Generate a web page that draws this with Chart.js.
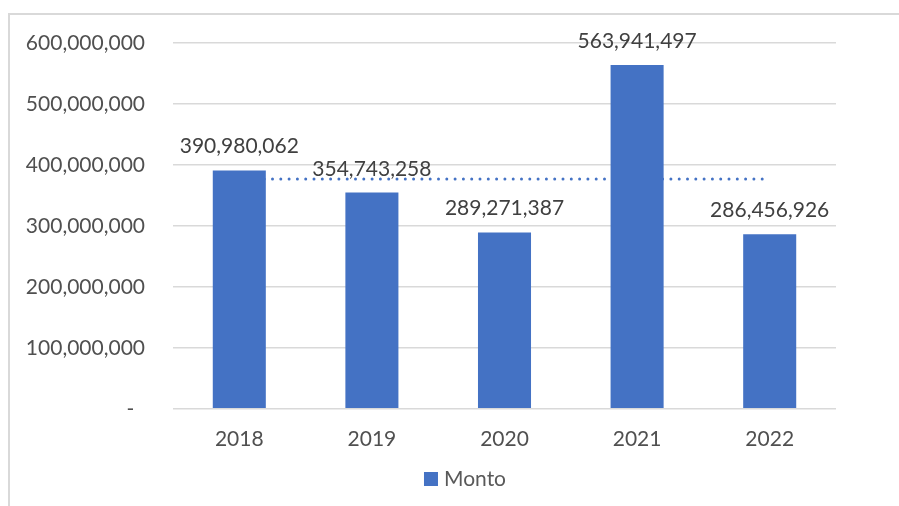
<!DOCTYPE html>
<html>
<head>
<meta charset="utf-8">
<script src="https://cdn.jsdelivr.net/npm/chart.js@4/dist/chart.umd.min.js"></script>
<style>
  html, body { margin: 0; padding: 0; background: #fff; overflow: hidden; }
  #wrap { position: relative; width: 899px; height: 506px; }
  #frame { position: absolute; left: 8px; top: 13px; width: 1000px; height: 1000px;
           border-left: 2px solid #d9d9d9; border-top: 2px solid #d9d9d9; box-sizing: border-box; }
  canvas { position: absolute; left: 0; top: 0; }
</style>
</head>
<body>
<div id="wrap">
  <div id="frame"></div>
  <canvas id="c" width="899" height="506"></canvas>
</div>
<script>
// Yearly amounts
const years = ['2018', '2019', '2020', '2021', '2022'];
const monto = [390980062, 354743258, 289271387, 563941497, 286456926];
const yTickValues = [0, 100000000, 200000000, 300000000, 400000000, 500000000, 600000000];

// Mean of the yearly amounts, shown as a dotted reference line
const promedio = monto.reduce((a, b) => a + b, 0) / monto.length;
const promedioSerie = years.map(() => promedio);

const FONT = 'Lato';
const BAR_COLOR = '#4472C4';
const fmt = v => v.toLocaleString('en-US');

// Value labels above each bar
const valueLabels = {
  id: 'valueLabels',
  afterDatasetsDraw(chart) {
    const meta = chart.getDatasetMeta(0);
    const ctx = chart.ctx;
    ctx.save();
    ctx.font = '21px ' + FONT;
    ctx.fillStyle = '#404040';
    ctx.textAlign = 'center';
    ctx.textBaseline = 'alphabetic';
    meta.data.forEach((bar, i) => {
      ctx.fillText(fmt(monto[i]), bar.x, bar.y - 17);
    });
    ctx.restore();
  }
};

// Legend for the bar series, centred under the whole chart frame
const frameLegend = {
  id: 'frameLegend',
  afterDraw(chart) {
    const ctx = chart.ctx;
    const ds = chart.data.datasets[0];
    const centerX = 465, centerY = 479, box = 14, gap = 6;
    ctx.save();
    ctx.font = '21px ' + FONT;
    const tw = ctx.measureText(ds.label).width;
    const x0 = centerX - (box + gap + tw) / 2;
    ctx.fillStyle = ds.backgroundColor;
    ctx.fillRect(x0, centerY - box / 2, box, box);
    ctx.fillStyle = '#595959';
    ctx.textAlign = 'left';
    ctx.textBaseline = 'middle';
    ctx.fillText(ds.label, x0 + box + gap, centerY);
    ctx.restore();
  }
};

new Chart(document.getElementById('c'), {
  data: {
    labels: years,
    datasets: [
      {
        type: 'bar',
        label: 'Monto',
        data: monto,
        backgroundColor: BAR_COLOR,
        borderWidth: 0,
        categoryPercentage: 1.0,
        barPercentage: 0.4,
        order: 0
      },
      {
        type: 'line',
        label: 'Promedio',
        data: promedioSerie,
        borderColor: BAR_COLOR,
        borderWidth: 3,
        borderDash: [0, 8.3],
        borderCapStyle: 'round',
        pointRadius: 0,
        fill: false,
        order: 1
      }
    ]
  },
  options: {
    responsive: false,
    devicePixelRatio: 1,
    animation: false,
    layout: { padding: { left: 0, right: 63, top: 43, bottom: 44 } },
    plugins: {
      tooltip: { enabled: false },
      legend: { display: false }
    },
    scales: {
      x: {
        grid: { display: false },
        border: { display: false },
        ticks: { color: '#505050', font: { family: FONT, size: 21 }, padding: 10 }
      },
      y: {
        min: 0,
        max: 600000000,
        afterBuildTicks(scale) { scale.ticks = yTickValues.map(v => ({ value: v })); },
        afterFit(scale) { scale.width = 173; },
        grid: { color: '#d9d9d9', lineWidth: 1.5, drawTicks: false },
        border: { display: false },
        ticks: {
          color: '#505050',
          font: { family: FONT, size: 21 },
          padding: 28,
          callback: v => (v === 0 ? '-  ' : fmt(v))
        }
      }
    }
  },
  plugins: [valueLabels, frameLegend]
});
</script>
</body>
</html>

(WHAT THE TASK ASKS)
Repeat the data exactly in full, omitting its pictures.

(COMPLETED TASK)
Generate a web page that draws this with Chart.js.
<!DOCTYPE html>
<html>
<head>
<meta charset="utf-8">
<script src="https://cdn.jsdelivr.net/npm/chart.js@4/dist/chart.umd.min.js"></script>
<style>
  html, body { margin: 0; padding: 0; background: #fff; overflow: hidden; }
  #wrap { position: relative; width: 899px; height: 506px; }
  #frame { position: absolute; left: 8px; top: 13px; width: 1000px; height: 1000px;
           border-left: 2px solid #d9d9d9; border-top: 2px solid #d9d9d9; box-sizing: border-box; }
  canvas { position: absolute; left: 0; top: 0; }
</style>
</head>
<body>
<div id="wrap">
  <div id="frame"></div>
  <canvas id="c" width="899" height="506"></canvas>
</div>
<script>
// Yearly amounts
const years = ['2018', '2019', '2020', '2021', '2022'];
const monto = [390980062, 354743258, 289271387, 563941497, 286456926];
const yTickValues = [0, 100000000, 200000000, 300000000, 400000000, 500000000, 600000000];

// Mean of the yearly amounts, shown as a dotted reference line
const promedio = monto.reduce((a, b) => a + b, 0) / monto.length;
const promedioSerie = years.map(() => promedio);

const FONT = 'Lato';
const BAR_COLOR = '#4472C4';
const fmt = v => v.toLocaleString('en-US');

// Value labels above each bar
const valueLabels = {
  id: 'valueLabels',
  afterDatasetsDraw(chart) {
    const meta = chart.getDatasetMeta(0);
    const ctx = chart.ctx;
    ctx.save();
    ctx.font = '21px ' + FONT;
    ctx.fillStyle = '#404040';
    ctx.textAlign = 'center';
    ctx.textBaseline = 'alphabetic';
    meta.data.forEach((bar, i) => {
      ctx.fillText(fmt(monto[i]), bar.x, bar.y - 17);
    });
    ctx.restore();
  }
};

// Legend for the bar series, centred under the whole chart frame
const frameLegend = {
  id: 'frameLegend',
  afterDraw(chart) {
    const ctx = chart.ctx;
    const ds = chart.data.datasets[0];
    const centerX = 465, centerY = 479, box = 14, gap = 6;
    ctx.save();
    ctx.font = '21px ' + FONT;
    const tw = ctx.measureText(ds.label).width;
    const x0 = centerX - (box + gap + tw) / 2;
    ctx.fillStyle = ds.backgroundColor;
    ctx.fillRect(x0, centerY - box / 2, box, box);
    ctx.fillStyle = '#595959';
    ctx.textAlign = 'left';
    ctx.textBaseline = 'middle';
    ctx.fillText(ds.label, x0 + box + gap, centerY);
    ctx.restore();
  }
};

new Chart(document.getElementById('c'), {
  data: {
    labels: years,
    datasets: [
      {
        type: 'bar',
        label: 'Monto',
        data: monto,
        backgroundColor: BAR_COLOR,
        borderWidth: 0,
        categoryPercentage: 1.0,
        barPercentage: 0.4,
        order: 0
      },
      {
        type: 'line',
        label: 'Promedio',
        data: promedioSerie,
        borderColor: BAR_COLOR,
        borderWidth: 3,
        borderDash: [0, 8.3],
        borderCapStyle: 'round',
        pointRadius: 0,
        fill: false,
        order: 1
      }
    ]
  },
  options: {
    responsive: false,
    devicePixelRatio: 1,
    animation: false,
    layout: { padding: { left: 0, right: 63, top: 43, bottom: 44 } },
    plugins: {
      tooltip: { enabled: false },
      legend: { display: false }
    },
    scales: {
      x: {
        grid: { display: false },
        border: { display: false },
        ticks: { color: '#505050', font: { family: FONT, size: 21 }, padding: 10 }
      },
      y: {
        min: 0,
        max: 600000000,
        afterBuildTicks(scale) { scale.ticks = yTickValues.map(v => ({ value: v })); },
        afterFit(scale) { scale.width = 173; },
        grid: { color: '#d9d9d9', lineWidth: 1.5, drawTicks: false },
        border: { display: false },
        ticks: {
          color: '#505050',
          font: { family: FONT, size: 21 },
          padding: 28,
          callback: v => (v === 0 ? '-  ' : fmt(v))
        }
      }
    }
  },
  plugins: [valueLabels, frameLegend]
});
</script>
</body>
</html>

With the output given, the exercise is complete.